What needs to be done:
Return only the lines running from the line that holds "Clone this chart in Bokeh." to the line that holds "from bokeh.resources import INLINE", including both.

Raw records:
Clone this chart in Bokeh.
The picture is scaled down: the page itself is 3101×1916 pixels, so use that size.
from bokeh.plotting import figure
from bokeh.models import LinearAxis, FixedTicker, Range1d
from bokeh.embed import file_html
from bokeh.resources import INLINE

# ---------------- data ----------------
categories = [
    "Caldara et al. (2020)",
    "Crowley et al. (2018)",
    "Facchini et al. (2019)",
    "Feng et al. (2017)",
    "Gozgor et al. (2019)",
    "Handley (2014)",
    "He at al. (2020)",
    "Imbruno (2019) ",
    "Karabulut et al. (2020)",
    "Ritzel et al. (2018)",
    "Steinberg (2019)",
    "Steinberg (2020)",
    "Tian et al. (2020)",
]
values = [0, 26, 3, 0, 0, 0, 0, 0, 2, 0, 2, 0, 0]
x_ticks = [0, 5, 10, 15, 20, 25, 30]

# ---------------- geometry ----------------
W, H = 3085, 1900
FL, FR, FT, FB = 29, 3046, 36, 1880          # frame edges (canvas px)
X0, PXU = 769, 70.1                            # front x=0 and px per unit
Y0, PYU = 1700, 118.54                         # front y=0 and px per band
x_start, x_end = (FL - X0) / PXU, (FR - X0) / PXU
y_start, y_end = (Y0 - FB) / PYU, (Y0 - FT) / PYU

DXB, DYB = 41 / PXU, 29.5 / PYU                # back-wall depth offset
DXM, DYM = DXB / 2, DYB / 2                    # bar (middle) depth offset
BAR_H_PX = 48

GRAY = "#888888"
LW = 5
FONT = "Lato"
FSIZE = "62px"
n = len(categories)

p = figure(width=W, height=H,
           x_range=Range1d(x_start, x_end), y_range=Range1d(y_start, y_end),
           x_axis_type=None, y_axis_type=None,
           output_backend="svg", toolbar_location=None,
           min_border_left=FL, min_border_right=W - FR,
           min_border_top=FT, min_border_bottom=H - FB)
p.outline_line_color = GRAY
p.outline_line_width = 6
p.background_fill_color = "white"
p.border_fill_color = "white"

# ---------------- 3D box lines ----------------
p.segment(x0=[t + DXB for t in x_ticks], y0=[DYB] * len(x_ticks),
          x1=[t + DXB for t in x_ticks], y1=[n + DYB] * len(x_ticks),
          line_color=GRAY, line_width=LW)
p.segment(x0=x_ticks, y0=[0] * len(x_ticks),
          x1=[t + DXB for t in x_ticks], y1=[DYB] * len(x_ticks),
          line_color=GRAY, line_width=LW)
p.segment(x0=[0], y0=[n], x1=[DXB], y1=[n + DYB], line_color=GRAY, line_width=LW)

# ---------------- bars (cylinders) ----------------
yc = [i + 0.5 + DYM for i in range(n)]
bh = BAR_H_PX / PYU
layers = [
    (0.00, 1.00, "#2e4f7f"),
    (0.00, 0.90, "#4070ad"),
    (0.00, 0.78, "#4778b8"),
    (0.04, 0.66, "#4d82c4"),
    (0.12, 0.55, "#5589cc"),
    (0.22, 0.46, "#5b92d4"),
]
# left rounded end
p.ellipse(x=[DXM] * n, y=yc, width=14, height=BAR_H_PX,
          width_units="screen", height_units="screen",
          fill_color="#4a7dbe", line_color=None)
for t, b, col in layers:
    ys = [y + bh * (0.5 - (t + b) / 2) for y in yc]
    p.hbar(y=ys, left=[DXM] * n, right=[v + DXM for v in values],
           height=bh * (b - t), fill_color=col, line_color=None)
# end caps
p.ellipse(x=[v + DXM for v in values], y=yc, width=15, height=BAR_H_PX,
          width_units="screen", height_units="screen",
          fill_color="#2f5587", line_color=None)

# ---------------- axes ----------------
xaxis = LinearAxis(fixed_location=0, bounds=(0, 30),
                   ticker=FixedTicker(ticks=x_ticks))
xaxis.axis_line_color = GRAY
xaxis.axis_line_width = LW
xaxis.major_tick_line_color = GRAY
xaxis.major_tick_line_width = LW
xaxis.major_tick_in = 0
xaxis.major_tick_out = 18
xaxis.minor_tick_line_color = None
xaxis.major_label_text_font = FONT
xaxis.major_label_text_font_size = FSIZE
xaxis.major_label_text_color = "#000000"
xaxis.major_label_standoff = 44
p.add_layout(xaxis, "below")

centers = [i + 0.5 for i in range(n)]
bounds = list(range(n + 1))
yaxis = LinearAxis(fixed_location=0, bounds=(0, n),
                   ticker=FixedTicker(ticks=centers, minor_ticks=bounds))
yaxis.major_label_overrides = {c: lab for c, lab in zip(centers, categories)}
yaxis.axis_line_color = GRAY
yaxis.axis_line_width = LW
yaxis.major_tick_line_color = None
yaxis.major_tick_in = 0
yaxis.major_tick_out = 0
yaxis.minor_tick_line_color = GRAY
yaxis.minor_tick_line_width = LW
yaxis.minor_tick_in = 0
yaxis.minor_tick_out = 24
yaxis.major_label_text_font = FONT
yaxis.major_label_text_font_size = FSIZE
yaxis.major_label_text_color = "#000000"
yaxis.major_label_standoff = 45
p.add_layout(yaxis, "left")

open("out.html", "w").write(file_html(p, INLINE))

==

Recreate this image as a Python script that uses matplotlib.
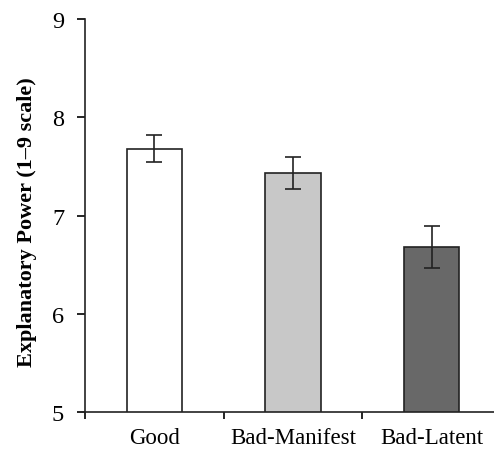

Result for this task:
Clone this chart in Bokeh.
The picture is scaled down: the page itself is 3101×1916 pixels, so use that size.
from bokeh.plotting import figure
from bokeh.models import LinearAxis, FixedTicker, Range1d
from bokeh.embed import file_html
from bokeh.resources import INLINE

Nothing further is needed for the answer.